WRITTEN INSTRUCTION
Show all lines of the listing that hold the word "chart".

DATASET ENTRIES
^^^^
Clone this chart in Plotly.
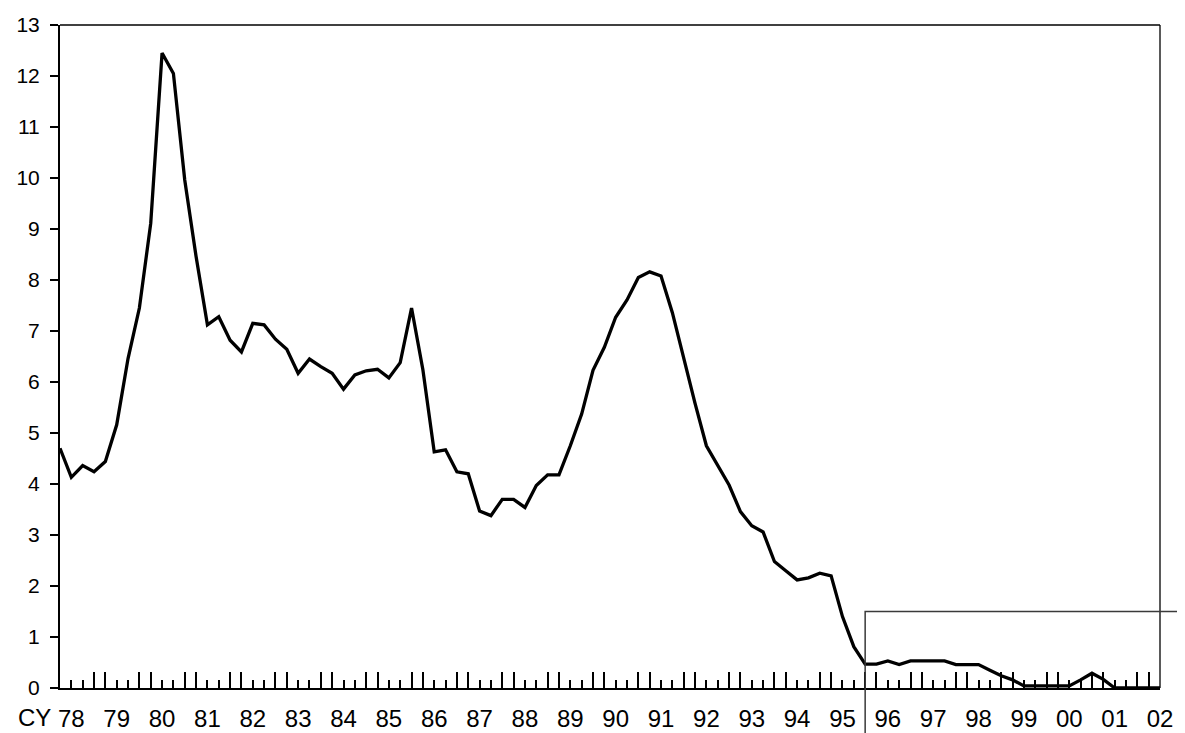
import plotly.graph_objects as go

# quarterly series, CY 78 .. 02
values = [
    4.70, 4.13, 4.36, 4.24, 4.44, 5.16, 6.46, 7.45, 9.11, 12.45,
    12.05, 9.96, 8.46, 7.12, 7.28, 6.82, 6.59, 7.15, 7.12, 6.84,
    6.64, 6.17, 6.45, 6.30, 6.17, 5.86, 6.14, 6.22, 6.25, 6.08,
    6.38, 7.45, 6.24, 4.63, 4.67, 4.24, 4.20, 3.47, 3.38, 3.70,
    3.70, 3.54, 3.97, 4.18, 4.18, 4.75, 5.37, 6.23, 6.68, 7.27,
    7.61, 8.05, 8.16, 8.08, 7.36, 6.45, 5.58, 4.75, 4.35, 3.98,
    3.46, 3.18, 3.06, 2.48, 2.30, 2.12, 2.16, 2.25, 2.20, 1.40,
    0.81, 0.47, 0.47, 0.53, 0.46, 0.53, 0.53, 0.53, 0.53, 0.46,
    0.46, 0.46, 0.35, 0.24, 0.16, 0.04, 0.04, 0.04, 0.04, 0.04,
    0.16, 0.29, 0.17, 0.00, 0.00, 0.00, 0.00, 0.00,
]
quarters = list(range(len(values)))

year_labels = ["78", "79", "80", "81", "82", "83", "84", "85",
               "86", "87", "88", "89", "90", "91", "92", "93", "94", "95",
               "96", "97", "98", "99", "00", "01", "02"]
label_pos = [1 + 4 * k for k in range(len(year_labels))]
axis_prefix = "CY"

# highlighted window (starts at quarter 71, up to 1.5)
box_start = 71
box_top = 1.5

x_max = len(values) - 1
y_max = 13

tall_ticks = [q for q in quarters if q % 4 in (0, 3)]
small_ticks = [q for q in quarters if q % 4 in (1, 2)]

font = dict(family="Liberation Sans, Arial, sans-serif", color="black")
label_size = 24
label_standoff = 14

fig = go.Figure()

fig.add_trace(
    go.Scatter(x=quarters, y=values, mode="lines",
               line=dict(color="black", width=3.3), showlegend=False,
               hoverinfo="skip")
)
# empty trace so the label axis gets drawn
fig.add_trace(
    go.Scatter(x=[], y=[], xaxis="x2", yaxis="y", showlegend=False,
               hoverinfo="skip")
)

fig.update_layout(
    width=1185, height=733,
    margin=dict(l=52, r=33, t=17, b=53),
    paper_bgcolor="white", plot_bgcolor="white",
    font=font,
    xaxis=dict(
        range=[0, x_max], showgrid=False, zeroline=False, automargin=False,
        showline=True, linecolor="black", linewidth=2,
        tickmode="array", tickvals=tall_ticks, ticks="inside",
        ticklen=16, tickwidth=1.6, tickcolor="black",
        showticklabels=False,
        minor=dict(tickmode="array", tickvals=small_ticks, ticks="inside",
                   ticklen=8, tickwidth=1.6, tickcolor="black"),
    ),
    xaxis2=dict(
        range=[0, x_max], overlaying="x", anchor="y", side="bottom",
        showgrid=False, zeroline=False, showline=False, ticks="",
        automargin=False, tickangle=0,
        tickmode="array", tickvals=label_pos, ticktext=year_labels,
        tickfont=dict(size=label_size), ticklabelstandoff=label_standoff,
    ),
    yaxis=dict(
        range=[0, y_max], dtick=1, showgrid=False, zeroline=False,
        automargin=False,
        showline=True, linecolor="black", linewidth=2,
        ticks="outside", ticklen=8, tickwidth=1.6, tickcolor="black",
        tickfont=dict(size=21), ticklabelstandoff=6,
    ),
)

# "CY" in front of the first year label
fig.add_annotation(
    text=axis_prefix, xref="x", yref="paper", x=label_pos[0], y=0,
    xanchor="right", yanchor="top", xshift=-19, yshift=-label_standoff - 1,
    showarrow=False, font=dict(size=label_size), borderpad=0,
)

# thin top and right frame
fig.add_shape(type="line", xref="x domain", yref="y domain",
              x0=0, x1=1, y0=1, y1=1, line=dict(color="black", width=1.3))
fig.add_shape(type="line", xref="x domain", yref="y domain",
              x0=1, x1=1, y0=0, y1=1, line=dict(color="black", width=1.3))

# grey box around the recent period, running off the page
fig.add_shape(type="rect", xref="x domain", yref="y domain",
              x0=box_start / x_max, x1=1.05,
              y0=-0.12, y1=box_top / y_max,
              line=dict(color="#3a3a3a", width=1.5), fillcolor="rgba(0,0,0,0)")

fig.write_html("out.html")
^^^^
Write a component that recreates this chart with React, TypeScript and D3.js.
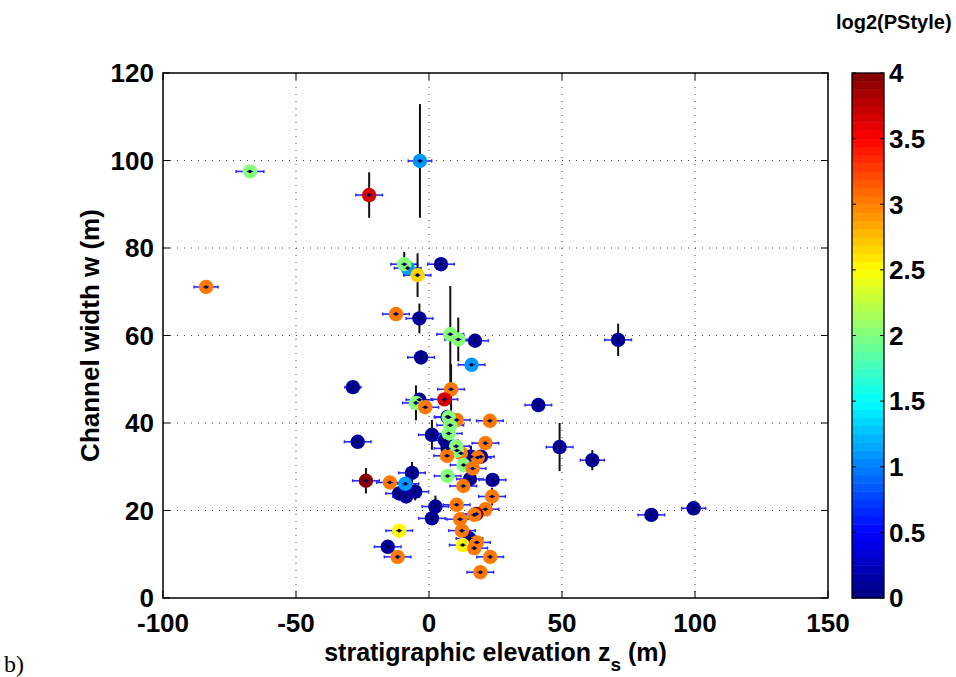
^^^^
OUTPUT OF THE EXERCISE
Clone this chart in Plotly.
Write a component that recreates this chart with React, TypeScript and D3.js.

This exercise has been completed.